**What is needed**
Spot every line with the word "that" and return it.

**Recorded data**
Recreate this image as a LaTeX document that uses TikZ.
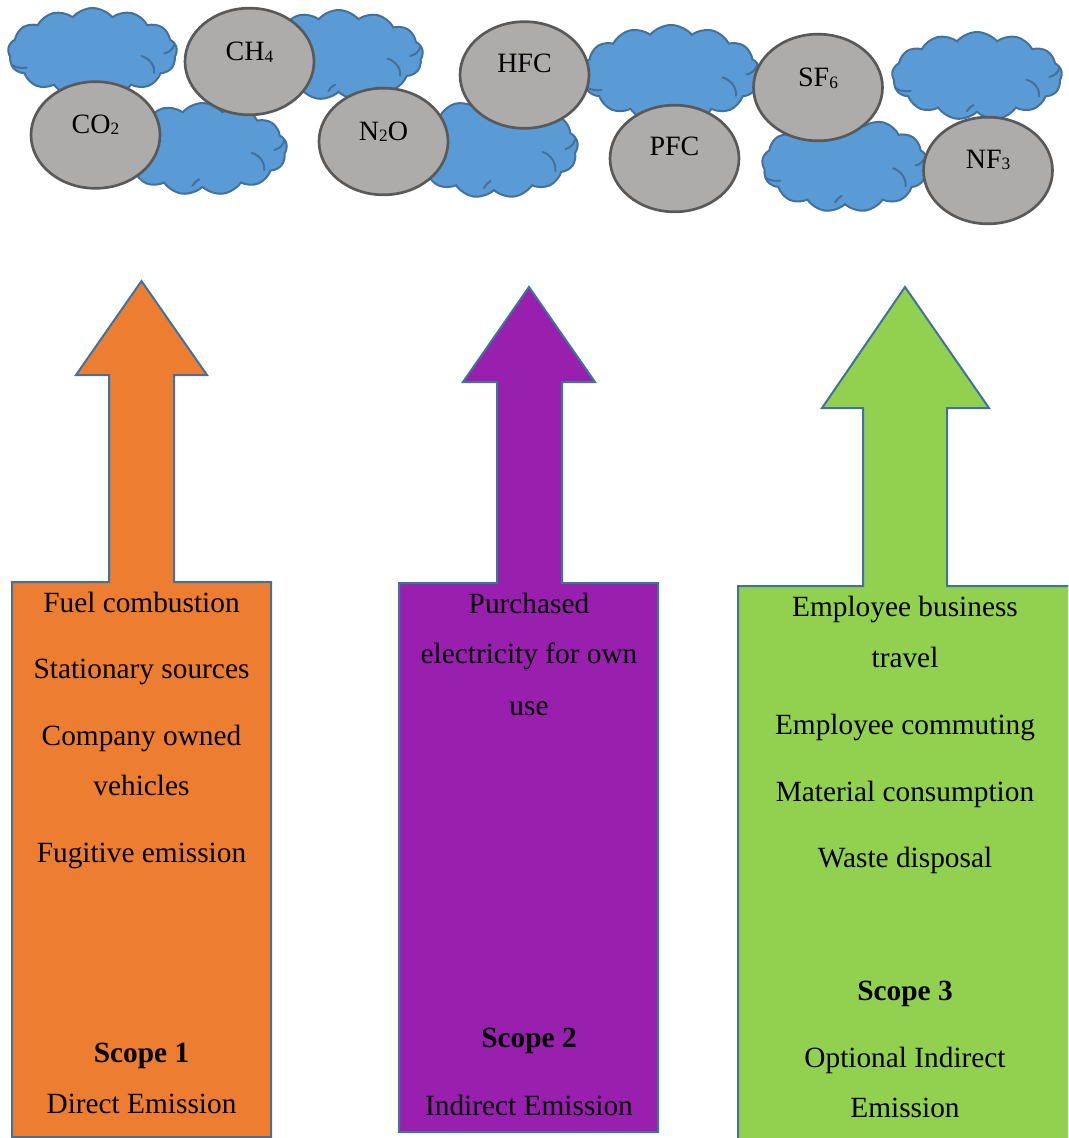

---

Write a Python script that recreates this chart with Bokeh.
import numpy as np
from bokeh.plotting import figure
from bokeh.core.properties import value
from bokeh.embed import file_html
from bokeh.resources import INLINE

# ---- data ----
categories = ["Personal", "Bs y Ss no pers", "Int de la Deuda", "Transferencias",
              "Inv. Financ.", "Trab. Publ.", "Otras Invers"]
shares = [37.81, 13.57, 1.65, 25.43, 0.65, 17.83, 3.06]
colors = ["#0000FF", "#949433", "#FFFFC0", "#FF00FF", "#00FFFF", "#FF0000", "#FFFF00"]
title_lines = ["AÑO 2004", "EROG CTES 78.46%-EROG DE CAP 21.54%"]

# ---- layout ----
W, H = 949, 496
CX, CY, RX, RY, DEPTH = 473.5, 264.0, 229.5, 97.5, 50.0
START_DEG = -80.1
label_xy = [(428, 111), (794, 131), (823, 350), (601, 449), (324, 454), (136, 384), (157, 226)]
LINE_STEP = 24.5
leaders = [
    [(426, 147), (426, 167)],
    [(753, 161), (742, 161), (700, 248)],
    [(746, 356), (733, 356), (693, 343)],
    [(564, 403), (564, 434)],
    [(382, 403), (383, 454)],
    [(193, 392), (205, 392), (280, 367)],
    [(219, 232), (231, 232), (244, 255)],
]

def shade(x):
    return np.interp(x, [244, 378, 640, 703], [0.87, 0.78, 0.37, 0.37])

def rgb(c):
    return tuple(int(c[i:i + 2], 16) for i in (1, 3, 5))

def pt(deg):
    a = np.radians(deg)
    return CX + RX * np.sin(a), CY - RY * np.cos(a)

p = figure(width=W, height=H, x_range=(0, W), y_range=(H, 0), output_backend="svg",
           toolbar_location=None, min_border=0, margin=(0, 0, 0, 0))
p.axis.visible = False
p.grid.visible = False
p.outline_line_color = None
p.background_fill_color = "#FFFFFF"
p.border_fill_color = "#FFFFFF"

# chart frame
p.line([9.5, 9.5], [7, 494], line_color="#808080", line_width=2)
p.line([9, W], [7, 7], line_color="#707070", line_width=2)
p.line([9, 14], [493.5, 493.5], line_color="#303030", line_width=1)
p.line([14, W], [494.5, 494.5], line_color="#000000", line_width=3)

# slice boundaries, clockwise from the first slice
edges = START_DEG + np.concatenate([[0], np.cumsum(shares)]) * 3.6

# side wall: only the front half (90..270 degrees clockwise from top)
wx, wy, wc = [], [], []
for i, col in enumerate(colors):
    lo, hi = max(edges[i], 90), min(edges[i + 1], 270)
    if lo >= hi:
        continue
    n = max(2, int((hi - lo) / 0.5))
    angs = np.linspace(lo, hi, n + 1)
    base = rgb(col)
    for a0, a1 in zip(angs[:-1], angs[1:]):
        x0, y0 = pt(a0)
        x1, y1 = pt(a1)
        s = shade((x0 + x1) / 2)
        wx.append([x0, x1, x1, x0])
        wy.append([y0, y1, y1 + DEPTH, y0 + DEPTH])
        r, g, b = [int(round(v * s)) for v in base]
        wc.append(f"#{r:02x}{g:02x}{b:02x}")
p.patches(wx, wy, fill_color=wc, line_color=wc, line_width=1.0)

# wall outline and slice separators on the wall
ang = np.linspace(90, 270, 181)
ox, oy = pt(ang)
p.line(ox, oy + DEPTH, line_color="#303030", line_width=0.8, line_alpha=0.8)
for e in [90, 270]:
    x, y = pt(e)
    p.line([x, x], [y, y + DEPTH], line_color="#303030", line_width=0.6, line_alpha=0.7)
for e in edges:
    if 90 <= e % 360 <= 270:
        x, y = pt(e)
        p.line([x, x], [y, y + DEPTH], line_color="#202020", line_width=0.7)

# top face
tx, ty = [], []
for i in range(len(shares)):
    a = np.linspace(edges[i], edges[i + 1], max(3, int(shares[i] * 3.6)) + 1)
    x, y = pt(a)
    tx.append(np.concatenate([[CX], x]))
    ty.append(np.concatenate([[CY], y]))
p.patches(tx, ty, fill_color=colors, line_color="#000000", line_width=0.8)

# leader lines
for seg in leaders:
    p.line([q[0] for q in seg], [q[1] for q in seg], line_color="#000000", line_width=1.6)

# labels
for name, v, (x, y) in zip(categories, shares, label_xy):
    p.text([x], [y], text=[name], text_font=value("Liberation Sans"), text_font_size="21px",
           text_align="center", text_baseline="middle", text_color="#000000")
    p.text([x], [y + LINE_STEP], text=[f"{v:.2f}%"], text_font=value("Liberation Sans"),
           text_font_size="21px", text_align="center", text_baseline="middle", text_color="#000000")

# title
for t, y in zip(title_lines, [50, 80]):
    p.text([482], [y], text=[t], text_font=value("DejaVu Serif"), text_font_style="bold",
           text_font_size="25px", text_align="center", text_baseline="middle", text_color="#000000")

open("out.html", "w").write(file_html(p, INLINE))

**Final answer**
Recreate this image as a LaTeX document that uses TikZ.
Write a Python script that recreates this chart with Bokeh.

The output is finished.